Using the listing below, extract each line that has the word "diagram" in it.
***** Record extracts
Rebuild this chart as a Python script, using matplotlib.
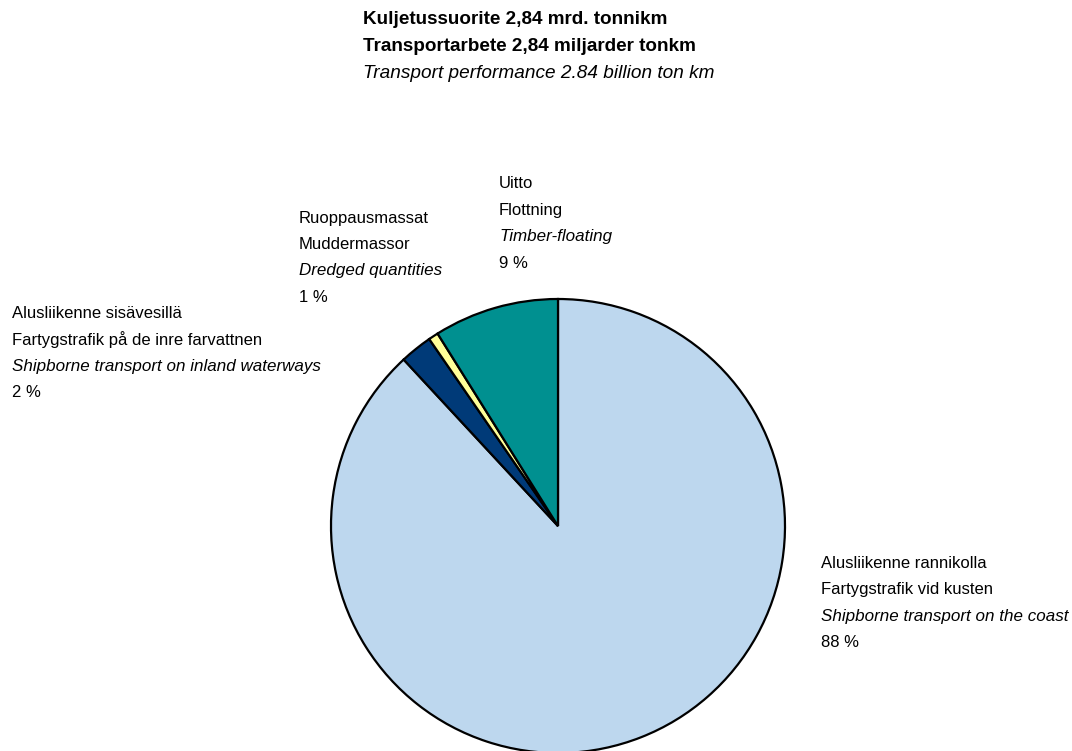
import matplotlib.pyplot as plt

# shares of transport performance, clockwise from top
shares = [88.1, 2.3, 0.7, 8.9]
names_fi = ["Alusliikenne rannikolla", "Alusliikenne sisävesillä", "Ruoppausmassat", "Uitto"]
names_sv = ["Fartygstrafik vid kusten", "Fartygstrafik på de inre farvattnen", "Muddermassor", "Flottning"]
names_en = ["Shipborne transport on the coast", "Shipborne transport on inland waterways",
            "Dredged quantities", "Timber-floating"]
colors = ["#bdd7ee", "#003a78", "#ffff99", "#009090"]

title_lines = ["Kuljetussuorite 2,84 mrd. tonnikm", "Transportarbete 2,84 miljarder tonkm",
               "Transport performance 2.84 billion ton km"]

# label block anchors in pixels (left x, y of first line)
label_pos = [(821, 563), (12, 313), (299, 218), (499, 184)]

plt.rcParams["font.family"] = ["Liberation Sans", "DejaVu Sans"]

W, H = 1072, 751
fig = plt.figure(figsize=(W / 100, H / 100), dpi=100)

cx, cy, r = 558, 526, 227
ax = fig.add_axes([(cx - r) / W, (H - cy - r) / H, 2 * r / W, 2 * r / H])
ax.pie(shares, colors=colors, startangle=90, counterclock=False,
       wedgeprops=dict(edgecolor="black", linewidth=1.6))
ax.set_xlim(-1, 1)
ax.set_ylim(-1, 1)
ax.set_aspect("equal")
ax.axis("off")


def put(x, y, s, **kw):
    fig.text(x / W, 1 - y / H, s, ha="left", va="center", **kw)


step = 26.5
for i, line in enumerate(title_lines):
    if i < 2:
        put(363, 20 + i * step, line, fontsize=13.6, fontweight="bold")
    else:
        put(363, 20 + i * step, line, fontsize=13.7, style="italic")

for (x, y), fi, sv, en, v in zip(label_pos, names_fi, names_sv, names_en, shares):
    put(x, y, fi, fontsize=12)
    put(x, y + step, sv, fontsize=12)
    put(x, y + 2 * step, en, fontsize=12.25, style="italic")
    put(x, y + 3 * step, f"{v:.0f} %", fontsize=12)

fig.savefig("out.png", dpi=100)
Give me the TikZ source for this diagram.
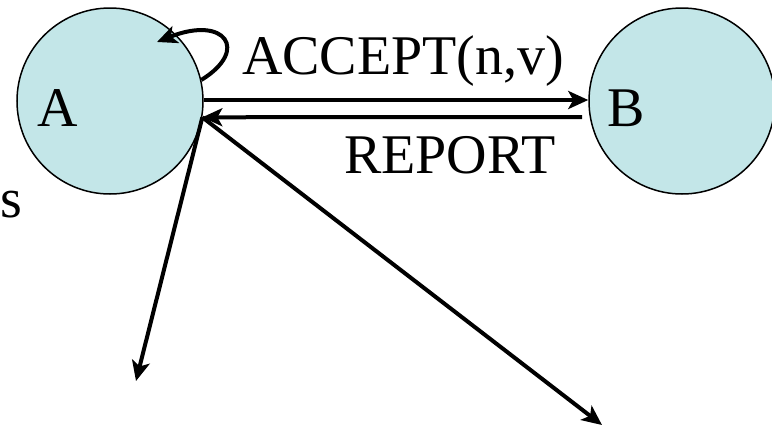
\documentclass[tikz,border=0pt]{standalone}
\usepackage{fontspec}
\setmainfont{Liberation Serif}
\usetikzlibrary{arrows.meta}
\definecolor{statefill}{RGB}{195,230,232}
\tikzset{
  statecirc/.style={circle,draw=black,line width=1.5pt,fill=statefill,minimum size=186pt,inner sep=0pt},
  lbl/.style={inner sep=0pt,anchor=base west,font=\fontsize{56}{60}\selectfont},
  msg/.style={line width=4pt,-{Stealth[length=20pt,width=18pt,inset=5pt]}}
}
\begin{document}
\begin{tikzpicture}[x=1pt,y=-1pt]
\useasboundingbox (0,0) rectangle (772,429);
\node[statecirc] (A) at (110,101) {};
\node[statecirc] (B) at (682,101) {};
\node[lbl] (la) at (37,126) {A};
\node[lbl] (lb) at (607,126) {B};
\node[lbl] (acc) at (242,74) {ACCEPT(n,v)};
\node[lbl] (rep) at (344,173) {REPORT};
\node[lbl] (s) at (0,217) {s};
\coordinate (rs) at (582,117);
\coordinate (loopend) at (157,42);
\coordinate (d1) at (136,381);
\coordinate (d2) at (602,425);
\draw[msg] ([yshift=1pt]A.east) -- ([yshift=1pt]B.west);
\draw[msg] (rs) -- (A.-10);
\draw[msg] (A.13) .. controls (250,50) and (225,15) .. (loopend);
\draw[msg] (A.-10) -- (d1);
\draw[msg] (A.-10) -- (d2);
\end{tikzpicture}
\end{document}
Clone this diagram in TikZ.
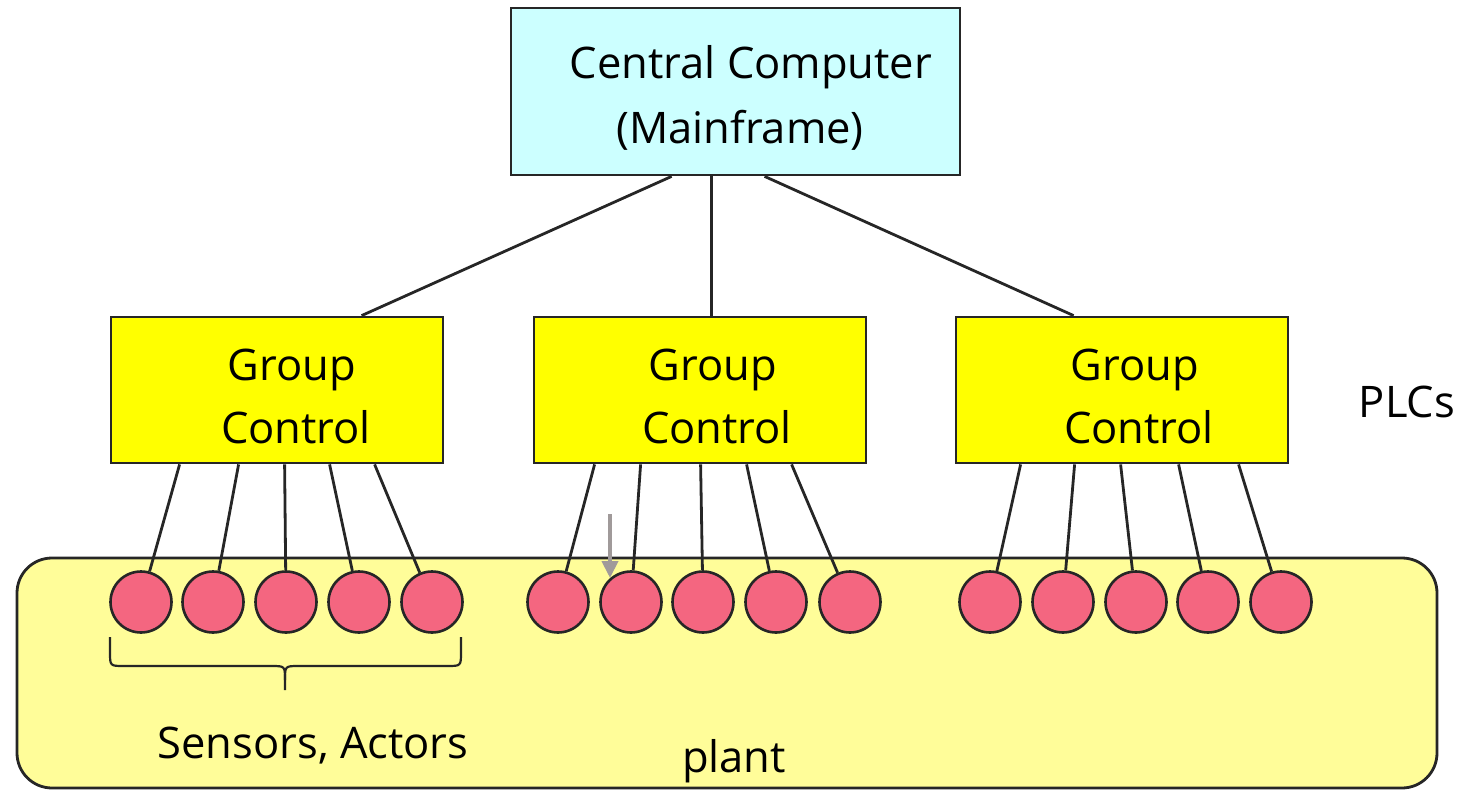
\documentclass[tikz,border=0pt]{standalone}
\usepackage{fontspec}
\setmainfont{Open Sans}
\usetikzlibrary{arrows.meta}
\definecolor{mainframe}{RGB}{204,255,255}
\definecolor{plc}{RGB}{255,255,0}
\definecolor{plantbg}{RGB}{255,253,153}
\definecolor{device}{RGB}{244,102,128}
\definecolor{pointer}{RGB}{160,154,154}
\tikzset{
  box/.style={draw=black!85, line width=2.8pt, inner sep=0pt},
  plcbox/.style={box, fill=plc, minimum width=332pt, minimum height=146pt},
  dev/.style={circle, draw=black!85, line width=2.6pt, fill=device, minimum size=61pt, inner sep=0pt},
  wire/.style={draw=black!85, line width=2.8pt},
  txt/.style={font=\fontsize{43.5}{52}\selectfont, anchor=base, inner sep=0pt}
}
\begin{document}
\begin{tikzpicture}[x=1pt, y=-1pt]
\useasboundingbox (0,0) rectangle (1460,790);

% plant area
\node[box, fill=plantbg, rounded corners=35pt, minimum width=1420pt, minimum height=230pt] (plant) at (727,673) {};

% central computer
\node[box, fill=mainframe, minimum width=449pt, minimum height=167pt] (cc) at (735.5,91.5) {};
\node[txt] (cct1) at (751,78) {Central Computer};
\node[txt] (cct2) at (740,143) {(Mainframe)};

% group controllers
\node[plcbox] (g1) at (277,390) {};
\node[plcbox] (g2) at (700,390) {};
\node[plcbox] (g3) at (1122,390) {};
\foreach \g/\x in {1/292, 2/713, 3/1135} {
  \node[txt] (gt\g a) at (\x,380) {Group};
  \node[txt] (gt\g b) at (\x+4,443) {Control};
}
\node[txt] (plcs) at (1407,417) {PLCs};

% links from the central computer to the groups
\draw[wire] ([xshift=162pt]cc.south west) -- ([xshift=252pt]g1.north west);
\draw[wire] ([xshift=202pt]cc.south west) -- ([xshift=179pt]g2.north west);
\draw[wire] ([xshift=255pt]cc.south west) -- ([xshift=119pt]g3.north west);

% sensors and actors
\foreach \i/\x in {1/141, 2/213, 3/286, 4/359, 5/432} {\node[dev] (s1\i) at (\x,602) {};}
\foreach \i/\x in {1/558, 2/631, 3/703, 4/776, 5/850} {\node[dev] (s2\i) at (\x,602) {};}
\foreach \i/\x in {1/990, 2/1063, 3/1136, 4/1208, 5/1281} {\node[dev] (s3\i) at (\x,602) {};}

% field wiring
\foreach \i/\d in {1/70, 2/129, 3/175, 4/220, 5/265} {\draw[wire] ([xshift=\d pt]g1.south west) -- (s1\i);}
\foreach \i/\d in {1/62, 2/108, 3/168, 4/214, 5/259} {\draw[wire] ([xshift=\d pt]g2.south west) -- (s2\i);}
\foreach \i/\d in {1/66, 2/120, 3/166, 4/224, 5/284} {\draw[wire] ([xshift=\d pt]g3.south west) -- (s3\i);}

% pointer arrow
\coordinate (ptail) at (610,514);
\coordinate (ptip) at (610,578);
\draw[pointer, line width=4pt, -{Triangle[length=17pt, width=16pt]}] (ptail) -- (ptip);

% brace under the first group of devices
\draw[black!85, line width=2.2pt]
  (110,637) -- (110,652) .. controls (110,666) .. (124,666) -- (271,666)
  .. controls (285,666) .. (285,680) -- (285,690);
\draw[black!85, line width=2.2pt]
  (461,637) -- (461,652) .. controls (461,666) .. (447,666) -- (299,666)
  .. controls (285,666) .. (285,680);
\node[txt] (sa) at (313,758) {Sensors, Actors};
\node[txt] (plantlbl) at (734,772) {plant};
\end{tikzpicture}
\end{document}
**********
Final result |
Give me the TikZ source for this diagram.
Clone this diagram in TikZ.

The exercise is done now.